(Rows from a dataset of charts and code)
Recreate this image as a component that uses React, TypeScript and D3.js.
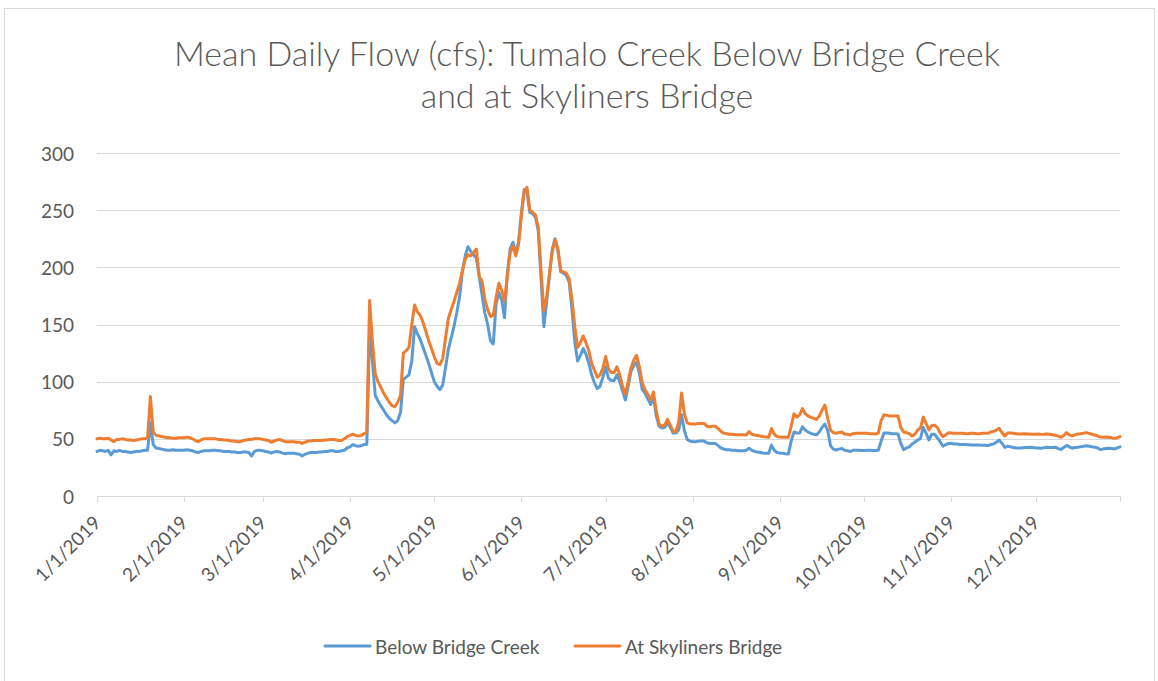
import React from 'react';
import * as d3 from 'd3';

const startDate = new Date(2019, 0, 1);
const endDate = new Date(2019, 11, 31);

const titleLines = ['Mean Daily Flow (cfs): Tumalo Creek Below Bridge Creek', 'and at Skyliners Bridge'];
const seriesNames = ['Below Bridge Creek', 'At Skyliners Bridge'];
const seriesColors = ['#5B9BD5', '#ED7D31'];
const yTicks = [0, 50, 100, 150, 200, 250, 300];
const xTickLabels = ['1/1/2019', '2/1/2019', '3/1/2019', '4/1/2019', '5/1/2019', '6/1/2019', '7/1/2019', '8/1/2019', '9/1/2019', '10/1/2019', '11/1/2019', '12/1/2019'];

// Daily mean flow (cfs), Jan 1 – Dec 31 2019
const belowBridgeCreek = [
  // Jan
  39, 40, 39.5, 39, 40, 36, 39.5, 39, 40, 39, 39, 38.5, 38, 38.5, 39, 39, 39.5, 40, 40, 64, 45, 42, 41.5, 41, 40.5, 40, 40, 40.5, 40, 40, 40,
  // Feb
  40, 40.5, 40, 39.5, 38.5, 38, 39, 39.5, 39.5, 39.5, 40, 40, 39.5, 39.5, 39, 39, 39, 38.5, 38.5, 38, 38, 38.5, 38.5, 38, 35, 39, 40, 40,
  // Mar
  39.5, 39, 38.5, 37.5, 38.5, 39, 38.5, 37.5, 37, 37.5, 37.5, 37.5, 37, 36.5, 35, 36.5, 37.5, 38, 38, 38, 38.5, 38.5, 39, 39, 39.5, 39.5, 39, 39, 39.5, 40, 42,
  // Apr
  43, 45, 44, 43.5, 44, 45, 45, 145, 118, 88, 83, 79, 75, 71, 68, 66, 64, 66, 73, 102, 104, 106, 118, 148, 142, 137, 130, 123, 116, 108,
  // May
  100, 96, 93, 97, 112, 128, 138, 148, 160, 174, 196, 210, 218, 214, 211, 208, 192, 176, 160, 150, 136, 133, 168, 178, 171, 156, 195, 216, 222, 212, 222,
  // Jun
  248, 268, 266, 248, 247, 244, 232, 190, 148, 170, 193, 216, 225, 215, 196, 195, 193, 187, 163, 135, 118, 123, 129, 124, 116, 106, 99, 94, 96, 104,
  // Jul
  113, 103, 101, 101, 106, 100, 92, 84, 96, 109, 114, 117, 107, 93, 90, 85, 80, 87, 70, 61, 59.5, 60, 64, 60, 55, 55, 58, 71, 57, 49.5, 48,
  // Aug
  47.5, 47.5, 48, 48, 48, 46.5, 46, 46, 46, 44, 42, 41, 40.5, 40.5, 40, 40, 39.5, 39.5, 39.5, 40, 41.7, 40, 39, 38.5, 38, 37.5, 37.5, 37.3, 44.5, 40, 38,
  // Sep
  37.5, 37.3, 37, 36.8, 48, 56, 55, 55, 60.5, 57.7, 56, 54.8, 54, 53.5, 56, 60, 63, 57, 44, 41, 40.2, 41, 41.5, 40, 39.5, 39, 40, 40, 40, 39.8,
  // Oct
  39.8, 40, 40, 39.8, 39.8, 40, 48, 55, 55, 54.8, 54.5, 54.5, 54.2, 46, 40.5, 42, 43, 45.5, 47, 49, 50.4, 60, 55, 49, 54, 54, 51, 47.5, 43.5, 45, 46,
  // Nov
  46, 45.5, 45.5, 45, 45, 45, 44.8, 44.6, 44.6, 44.5, 44.5, 44.3, 44.3, 44, 45, 45.5, 47, 49, 46, 42.5, 43.5, 43, 42.5, 42, 42, 42, 42.5, 42.5, 42.7, 42.5,
  // Dec
  42, 42, 41.8, 42.3, 42.7, 42.5, 42.5, 42.7, 41.5, 40.7, 42.5, 44.2, 43, 41.8, 42.5, 42.7, 43, 43.5, 44, 43.5, 43, 42.7, 42, 40.7, 41.2, 41.5, 41.8, 41.5, 41.2, 42, 43,
];

const atSkylinersBridge = [
  // Jan
  50, 50.5, 50, 50, 50.5, 49, 47.5, 49.5, 49.5, 50, 49.5, 49, 49, 48.5, 49, 49.5, 50, 50, 51, 87, 56, 53, 52.5, 52, 51.5, 51, 51, 50.5, 50.5, 51, 51,
  // Feb
  51, 51.5, 51, 50, 48.5, 47.5, 49, 50, 50, 50, 50, 50, 49.5, 49.5, 49, 49, 48.5, 48, 48, 47.5, 47.5, 48.5, 49, 49.5, 49.5, 50, 50, 50,
  // Mar
  49.5, 49, 48.5, 47, 48, 49, 49.5, 48.5, 47.5, 47.5, 47.5, 47.5, 47, 47, 46, 47, 48, 48, 48.5, 48.5, 48.5, 48.5, 49, 49, 49.5, 49.5, 49, 48.5, 48.5, 50, 52,
  // Apr
  53, 54, 53, 52.5, 53, 54.5, 56, 171, 135, 107, 100, 95, 90, 86, 82, 79, 78, 82, 88, 125, 127, 130, 150, 167, 161, 158, 152, 144, 136, 129,
  // May
  122, 116, 115, 120, 138, 155, 163, 170, 178, 186, 197, 207, 211, 210, 213, 216, 192, 188, 172, 163, 157, 158, 174, 186, 180, 170, 192, 213, 219, 210, 220,
  // Jun
  245, 266, 270, 250, 248, 246, 235, 197, 162, 174, 195, 214, 224, 216, 197, 196, 195, 190, 172, 148, 130, 134, 140, 134, 127, 116, 110, 104, 106, 112,
  // Jul
  122, 111, 108, 108, 113, 106, 96, 89, 100, 112, 119, 123, 113, 99, 93, 89, 84, 91, 74, 63, 61, 62, 67, 62, 56.5, 56.5, 65, 90, 72, 64, 63,
  // Aug
  63, 63, 63.5, 63.5, 63.5, 61, 60.5, 61, 61, 59, 56.5, 55, 54.5, 54, 54, 53.5, 53.5, 53.5, 53.5, 53.4, 56.3, 54, 53.4, 53, 52.5, 52, 51.5, 51.3, 59, 54, 52,
  // Sep
  51.5, 51.3, 51.3, 51.3, 61, 72, 69, 71, 76.5, 72, 70, 68.8, 68, 67, 70, 75, 79.6, 68, 57.7, 55.5, 54.8, 55.5, 56, 54.2, 54, 53.4, 54.5, 54.8, 54.8, 54.8,
  // Oct
  54.8, 54.8, 54.5, 54.5, 54.2, 55, 66, 71, 70.5, 70, 70, 70, 70, 60, 56, 55.5, 54.5, 52.5, 54, 57.7, 59.5, 69, 63.5, 57.7, 61.5, 62, 60, 55, 52, 53.5, 55.4,
  // Nov
  55, 54.8, 54.8, 54.8, 54.8, 54.5, 54.5, 54.8, 54.8, 54.5, 54.5, 54.8, 54.8, 54.8, 56, 56.5, 57.5, 59.2, 55.5, 52.5, 55, 55, 54.8, 54.5, 54.2, 54.2, 54.5, 54.2, 54.2, 54,
  // Dec
  54, 54.2, 53.9, 54, 54.2, 54, 53.5, 53, 52.5, 51.3, 53, 55.4, 53.5, 52.5, 53.5, 54.2, 54.5, 55, 55.4, 54.8, 54, 53.4, 52.5, 51.5, 51.3, 51.5, 51.3, 51, 50.4, 51, 52,
];

const FONT = "Lato, 'Open Sans', 'Liberation Sans', sans-serif";
const TEXT = '#595959';
const GRID = '#D9D9D9';

export default function App() {
  const W = 1158;
  const H = 681;
  const x = d3.scaleTime().domain([startDate, endDate]).range([97, 1120]);
  const y = d3.scaleLinear().domain([0, 300]).range([496, 153]);
  const dates = belowBridgeCreek.map((_, i) => d3.timeDay.offset(startDate, i));
  const monthTicks = d3.timeMonth.range(startDate, endDate);
  const tickPositions = [...monthTicks.map((d) => x(d)), x(endDate)];

  const line = d3
    .line<number>()
    .x((_, i) => x(dates[i]))
    .y((d) => y(d));

  const series = [belowBridgeCreek, atSkylinersBridge];

  return (
    <svg
      width={W}
      height={H}
      style={{ position: 'absolute', left: 0, top: 0, display: 'block', background: '#fff' }}
      fontFamily={FONT}
    >
      <rect x={4.5} y={8.5} width={1150} height={680} fill="#fff" stroke={GRID} strokeWidth={1} />
      {titleLines.map((t, i) => (
        <text key={t} x={587} y={66 + i * 42} textAnchor="middle" fontSize={34} fontWeight={300} fill={TEXT}>
          {t}
        </text>
      ))}
      {yTicks.map((v) => (
        <g key={v}>
          <line x1={97} x2={1120} y1={Math.round(y(v)) + 0.5} y2={Math.round(y(v)) + 0.5} stroke={GRID} strokeWidth={1} />
          <text x={74} y={y(v)} textAnchor="end" dominantBaseline="central" fontSize={19} fill={TEXT}>
            {v}
          </text>
        </g>
      ))}
      {tickPositions.map((px, i) => (
        <line key={i} x1={Math.round(px) + 0.5} x2={Math.round(px) + 0.5} y1={496} y2={502} stroke={GRID} strokeWidth={1} />
      ))}
      {monthTicks.map((d, i) => (
        <text
          key={i}
          transform={`translate(${x(d) + 5},${524}) rotate(-45)`}
          textAnchor="end"
          fontSize={19}
          fill={TEXT}
        >
          {xTickLabels[i]}
        </text>
      ))}
      {series.map((s, i) => (
        <path
          key={i}
          d={line(s) || ''}
          fill="none"
          stroke={seriesColors[i]}
          strokeWidth={3}
          strokeLinejoin="round"
          strokeLinecap="round"
        />
      ))}
      {seriesNames.map((n, i) => {
        const lx = 325 + i * 250;
        return (
          <g key={n}>
            <line x1={lx} x2={lx + 45} y1={646} y2={646} stroke={seriesColors[i]} strokeWidth={3} strokeLinecap="round" />
            <text x={lx + 50} y={646} dominantBaseline="central" fontSize={19} fill={TEXT}>
              {n}
            </text>
          </g>
        );
      })}
    </svg>
  );
}
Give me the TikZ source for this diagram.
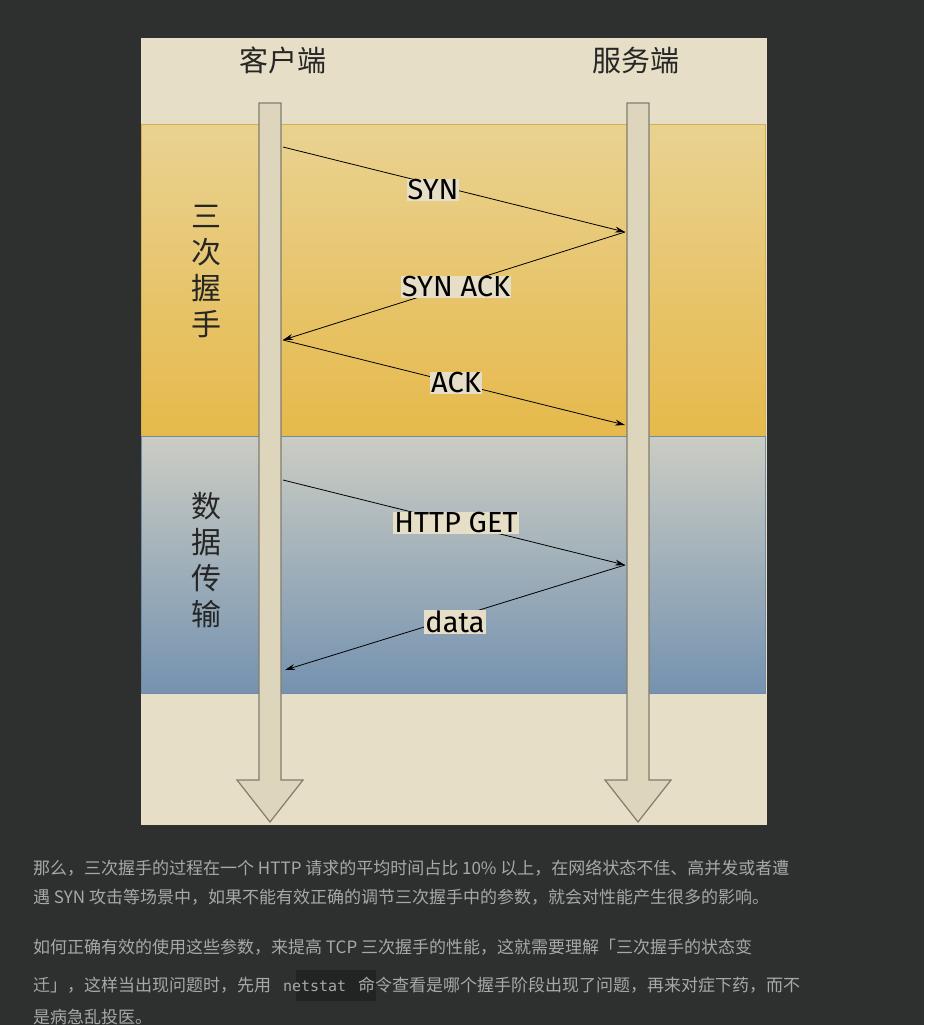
\documentclass[tikz,border=0pt]{standalone}
\usepackage{fontspec}
\usetikzlibrary{arrows.meta}
\setmainfont{Liberation Sans}
\newfontfamily\cjk{Noto Sans CJK SC}
\newfontfamily\lbl{Fira Sans}
\newfontfamily\mono{DejaVu Sans Mono}
\definecolor{bgd}{HTML}{2E2F2F}
\definecolor{panel}{HTML}{E6DEC6}
\definecolor{shaft}{HTML}{DDD5BC}
\definecolor{txt}{HTML}{A8A8A8}
\tikzset{x=1pt,y=-1pt,
 msg/.style={draw=black,thick,-{Stealth[length=10pt,width=6pt]}},
 lab/.style={fill=panel,inner sep=1pt,font=\lbl\fontsize{29}{30}\selectfont},
 vert/.style={font=\cjk\fontsize{30}{36}\selectfont,align=center,text=black!85},
 head/.style={font=\cjk\fontsize{29}{30}\selectfont,text=black!85},
 para/.style={anchor=west,inner sep=0pt,text=txt,font=\cjk\fontsize{17}{20}\selectfont}}
\begin{document}
\begin{tikzpicture}
\useasboundingbox (0,0) rectangle (924,1025);
\clip (0,0) rectangle (924,1025);
\fill[bgd] (0,0) rectangle (924,1025);
\fill[panel] (141,38) rectangle (767,825);
\shade[top color={rgb,255:red,233;green,210;blue,145}, bottom color={rgb,255:red,230;green,185;blue,75}, draw={rgb,255:red,212;green,175;blue,85}] (141,124) rectangle (765,436);
\shade[top color={rgb,255:red,203;green,205;blue,195}, bottom color={rgb,255:red,117;green,146;blue,176}, draw={rgb,255:red,110;green,140;blue,170}] (141,436) rectangle (765,693);
\path[draw={rgb,255:red,130;green,124;blue,110},fill=shaft,line width=1.2pt] (259,103) -- (281,103) -- (281,780) -- (303,780) -- (270,822) -- (237,780) -- (259,780) -- cycle;
\path[draw={rgb,255:red,130;green,124;blue,110},fill=shaft,line width=1.2pt] (627,103) -- (649,103) -- (649,780) -- (671,780) -- (638,822) -- (605,780) -- (627,780) -- cycle;
\node[head] (cl) at (283,60) {客户端};
\node[head] (sv) at (636,60) {服务端};
\node[vert] (v1) at (206,272) {三\\次\\握\\手};
\node[vert] (v2) at (206,560) {数\\据\\传\\输};
\coordinate (c1) at (283,147);
\coordinate (s1) at (625,232);
\coordinate (c2) at (283,340);
\coordinate (s2) at (625,425);
\coordinate (c3) at (283,480);
\coordinate (s3) at (625,565);
\coordinate (c4) at (285,670);
\draw[msg] (c1) -- (s1);
\draw[msg] (s1) -- (c2);
\draw[msg] (c2) -- (s2);
\draw[msg] (c3) -- (s3);
\draw[msg] (s3) -- (c4);
\node[lab] (l1) at (433,190) {SYN};
\node[lab] (l2) at (456,287) {SYN ACK};
\node[lab] (l3) at (456,383) {ACK};
\node[lab] (l4) at (456,523) {HTTP GET};
\node[lab] (l5) at (455,622) {data};
\node[para] (p1) at (33,868) {那么，三次握手的过程在一个 HTTP 请求的平均时间占比 10\% 以上，在网络状态不佳、高并发或者遭};
\node[para] (p2) at (33,897) {遇 SYN 攻击等场景中，如果不能有效正确的调节三次握手中的参数，就会对性能产生很多的影响。};
\node[para] (p3) at (33,947) {如何正确有效的使用这些参数，来提高 TCP 三次握手的性能，这就需要理解「三次握手的状态变};
\fill[black!25!bgd] (296,970) rectangle (376,1001);
\node[para] (p4) at (33,985) {迁」，这样当出现问题时，先用 \hspace{8pt}{\mono\fontsize{15}{18}\selectfont netstat}\hspace{8pt} 命令查看是哪个握手阶段出现了问题，再来对症下药，而不};
\node[para] (p5) at (33,1017) {是病急乱投医。};
\end{tikzpicture}
\end{document}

[What the exercise asks]: Consider the entries above and return each line with the string "this".

[Written response]:
Recreate this image as a component that uses React, TypeScript and D3.js.
Give me the TikZ source for this diagram.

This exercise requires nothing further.